▶ _What is needed_:
Quote the whole listing word for word. Do not include the pictures.

(Code that draws figures)
++++++++++++++++++++
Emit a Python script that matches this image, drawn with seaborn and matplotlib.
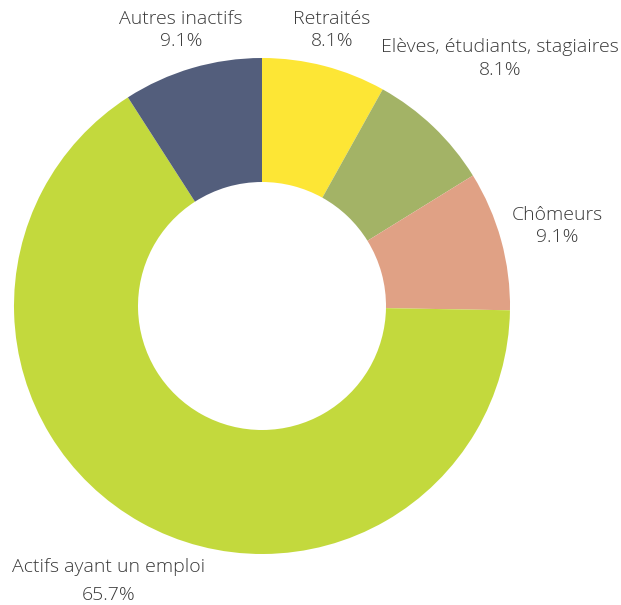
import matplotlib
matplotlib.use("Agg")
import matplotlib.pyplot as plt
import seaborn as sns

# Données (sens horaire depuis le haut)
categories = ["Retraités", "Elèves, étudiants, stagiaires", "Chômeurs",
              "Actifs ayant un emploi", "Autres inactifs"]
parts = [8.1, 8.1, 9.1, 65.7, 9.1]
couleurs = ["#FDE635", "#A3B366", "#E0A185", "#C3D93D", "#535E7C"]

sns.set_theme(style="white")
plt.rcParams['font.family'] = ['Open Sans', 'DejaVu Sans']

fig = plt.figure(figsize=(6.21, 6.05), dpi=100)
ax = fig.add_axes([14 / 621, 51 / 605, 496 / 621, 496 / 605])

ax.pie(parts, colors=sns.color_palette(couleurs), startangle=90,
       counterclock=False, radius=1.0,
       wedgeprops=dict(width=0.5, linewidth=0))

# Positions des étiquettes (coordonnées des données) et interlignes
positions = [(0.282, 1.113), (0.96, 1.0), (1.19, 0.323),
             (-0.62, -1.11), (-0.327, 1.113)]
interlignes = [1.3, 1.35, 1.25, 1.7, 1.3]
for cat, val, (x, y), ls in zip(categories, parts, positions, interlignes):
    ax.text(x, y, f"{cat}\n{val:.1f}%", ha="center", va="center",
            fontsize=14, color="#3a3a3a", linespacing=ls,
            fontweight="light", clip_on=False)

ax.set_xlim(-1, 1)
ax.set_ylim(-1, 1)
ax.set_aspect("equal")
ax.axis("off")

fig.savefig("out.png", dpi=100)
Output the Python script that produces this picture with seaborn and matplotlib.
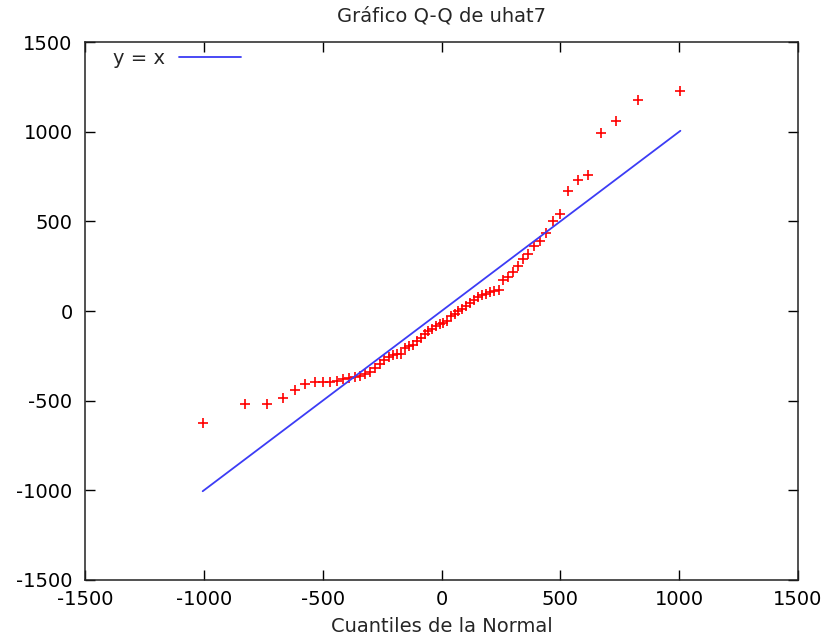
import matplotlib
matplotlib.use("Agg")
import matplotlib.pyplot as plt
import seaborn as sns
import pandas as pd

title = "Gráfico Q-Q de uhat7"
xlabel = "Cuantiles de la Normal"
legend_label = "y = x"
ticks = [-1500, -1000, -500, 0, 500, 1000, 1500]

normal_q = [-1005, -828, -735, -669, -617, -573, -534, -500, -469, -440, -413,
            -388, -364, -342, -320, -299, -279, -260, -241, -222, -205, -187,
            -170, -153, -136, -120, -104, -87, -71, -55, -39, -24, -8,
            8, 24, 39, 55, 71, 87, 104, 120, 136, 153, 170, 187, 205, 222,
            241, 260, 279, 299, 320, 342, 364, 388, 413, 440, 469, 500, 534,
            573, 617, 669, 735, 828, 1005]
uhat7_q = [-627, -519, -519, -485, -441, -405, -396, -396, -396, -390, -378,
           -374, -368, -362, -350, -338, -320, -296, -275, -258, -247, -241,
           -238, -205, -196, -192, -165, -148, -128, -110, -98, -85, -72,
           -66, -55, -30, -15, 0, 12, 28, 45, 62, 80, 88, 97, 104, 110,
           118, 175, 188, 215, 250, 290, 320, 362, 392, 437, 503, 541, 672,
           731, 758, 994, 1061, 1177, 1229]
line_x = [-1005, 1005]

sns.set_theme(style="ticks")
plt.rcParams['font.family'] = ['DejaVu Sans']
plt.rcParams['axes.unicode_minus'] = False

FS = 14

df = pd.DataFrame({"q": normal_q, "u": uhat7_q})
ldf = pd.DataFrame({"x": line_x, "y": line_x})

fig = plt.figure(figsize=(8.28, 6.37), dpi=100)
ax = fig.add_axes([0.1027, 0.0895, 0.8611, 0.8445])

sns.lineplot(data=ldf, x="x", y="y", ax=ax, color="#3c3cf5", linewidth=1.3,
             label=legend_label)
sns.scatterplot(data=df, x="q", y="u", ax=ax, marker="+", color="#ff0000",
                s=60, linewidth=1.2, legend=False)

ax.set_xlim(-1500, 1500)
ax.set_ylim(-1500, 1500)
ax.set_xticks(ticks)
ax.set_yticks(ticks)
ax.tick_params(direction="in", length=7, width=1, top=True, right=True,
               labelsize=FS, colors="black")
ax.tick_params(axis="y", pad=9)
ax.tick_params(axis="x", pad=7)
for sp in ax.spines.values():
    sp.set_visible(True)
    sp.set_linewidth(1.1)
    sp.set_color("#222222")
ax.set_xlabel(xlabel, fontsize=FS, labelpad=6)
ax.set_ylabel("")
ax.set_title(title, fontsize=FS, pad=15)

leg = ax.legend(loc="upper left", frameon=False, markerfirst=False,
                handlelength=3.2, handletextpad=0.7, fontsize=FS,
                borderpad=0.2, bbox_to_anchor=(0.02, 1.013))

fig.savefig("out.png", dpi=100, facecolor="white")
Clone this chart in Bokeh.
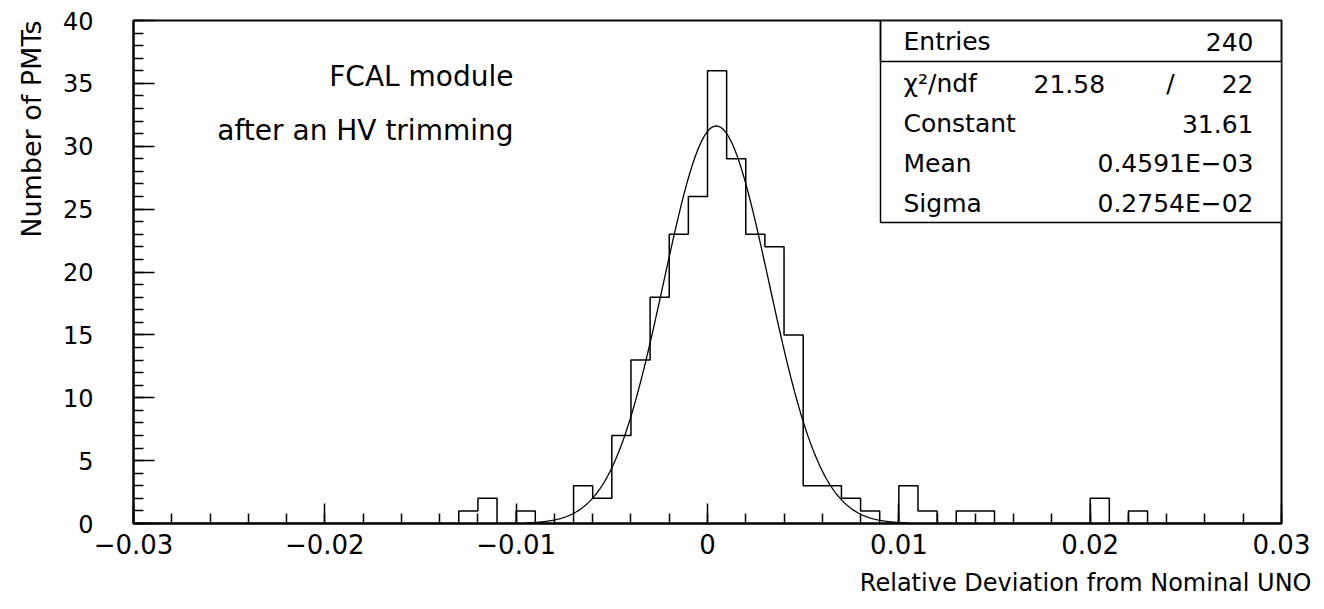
++++++++++++++++++++
▶ _Task solution_:
Emit a Python script that matches this image, drawn with seaborn and matplotlib.
import matplotlib
matplotlib.use("Agg")
import matplotlib.pyplot as plt
import seaborn as sns

# Données (sens horaire depuis le haut)
categories = ["Retraités", "Elèves, étudiants, stagiaires", "Chômeurs",
              "Actifs ayant un emploi", "Autres inactifs"]
parts = [8.1, 8.1, 9.1, 65.7, 9.1]
couleurs = ["#FDE635", "#A3B366", "#E0A185", "#C3D93D", "#535E7C"]

sns.set_theme(style="white")
plt.rcParams['font.family'] = ['Open Sans', 'DejaVu Sans']

fig = plt.figure(figsize=(6.21, 6.05), dpi=100)
ax = fig.add_axes([14 / 621, 51 / 605, 496 / 621, 496 / 605])

ax.pie(parts, colors=sns.color_palette(couleurs), startangle=90,
       counterclock=False, radius=1.0,
       wedgeprops=dict(width=0.5, linewidth=0))

# Positions des étiquettes (coordonnées des données) et interlignes
positions = [(0.282, 1.113), (0.96, 1.0), (1.19, 0.323),
             (-0.62, -1.11), (-0.327, 1.113)]
interlignes = [1.3, 1.35, 1.25, 1.7, 1.3]
for cat, val, (x, y), ls in zip(categories, parts, positions, interlignes):
    ax.text(x, y, f"{cat}\n{val:.1f}%", ha="center", va="center",
            fontsize=14, color="#3a3a3a", linespacing=ls,
            fontweight="light", clip_on=False)

ax.set_xlim(-1, 1)
ax.set_ylim(-1, 1)
ax.set_aspect("equal")
ax.axis("off")

fig.savefig("out.png", dpi=100)
Output the Python script that produces this picture with seaborn and matplotlib.
import matplotlib
matplotlib.use("Agg")
import matplotlib.pyplot as plt
import seaborn as sns
import pandas as pd

title = "Gráfico Q-Q de uhat7"
xlabel = "Cuantiles de la Normal"
legend_label = "y = x"
ticks = [-1500, -1000, -500, 0, 500, 1000, 1500]

normal_q = [-1005, -828, -735, -669, -617, -573, -534, -500, -469, -440, -413,
            -388, -364, -342, -320, -299, -279, -260, -241, -222, -205, -187,
            -170, -153, -136, -120, -104, -87, -71, -55, -39, -24, -8,
            8, 24, 39, 55, 71, 87, 104, 120, 136, 153, 170, 187, 205, 222,
            241, 260, 279, 299, 320, 342, 364, 388, 413, 440, 469, 500, 534,
            573, 617, 669, 735, 828, 1005]
uhat7_q = [-627, -519, -519, -485, -441, -405, -396, -396, -396, -390, -378,
           -374, -368, -362, -350, -338, -320, -296, -275, -258, -247, -241,
           -238, -205, -196, -192, -165, -148, -128, -110, -98, -85, -72,
           -66, -55, -30, -15, 0, 12, 28, 45, 62, 80, 88, 97, 104, 110,
           118, 175, 188, 215, 250, 290, 320, 362, 392, 437, 503, 541, 672,
           731, 758, 994, 1061, 1177, 1229]
line_x = [-1005, 1005]

sns.set_theme(style="ticks")
plt.rcParams['font.family'] = ['DejaVu Sans']
plt.rcParams['axes.unicode_minus'] = False

FS = 14

df = pd.DataFrame({"q": normal_q, "u": uhat7_q})
ldf = pd.DataFrame({"x": line_x, "y": line_x})

fig = plt.figure(figsize=(8.28, 6.37), dpi=100)
ax = fig.add_axes([0.1027, 0.0895, 0.8611, 0.8445])

sns.lineplot(data=ldf, x="x", y="y", ax=ax, color="#3c3cf5", linewidth=1.3,
             label=legend_label)
sns.scatterplot(data=df, x="q", y="u", ax=ax, marker="+", color="#ff0000",
                s=60, linewidth=1.2, legend=False)

ax.set_xlim(-1500, 1500)
ax.set_ylim(-1500, 1500)
ax.set_xticks(ticks)
ax.set_yticks(ticks)
ax.tick_params(direction="in", length=7, width=1, top=True, right=True,
               labelsize=FS, colors="black")
ax.tick_params(axis="y", pad=9)
ax.tick_params(axis="x", pad=7)
for sp in ax.spines.values():
    sp.set_visible(True)
    sp.set_linewidth(1.1)
    sp.set_color("#222222")
ax.set_xlabel(xlabel, fontsize=FS, labelpad=6)
ax.set_ylabel("")
ax.set_title(title, fontsize=FS, pad=15)

leg = ax.legend(loc="upper left", frameon=False, markerfirst=False,
                handlelength=3.2, handletextpad=0.7, fontsize=FS,
                borderpad=0.2, bbox_to_anchor=(0.02, 1.013))

fig.savefig("out.png", dpi=100, facecolor="white")
Clone this chart in Bokeh.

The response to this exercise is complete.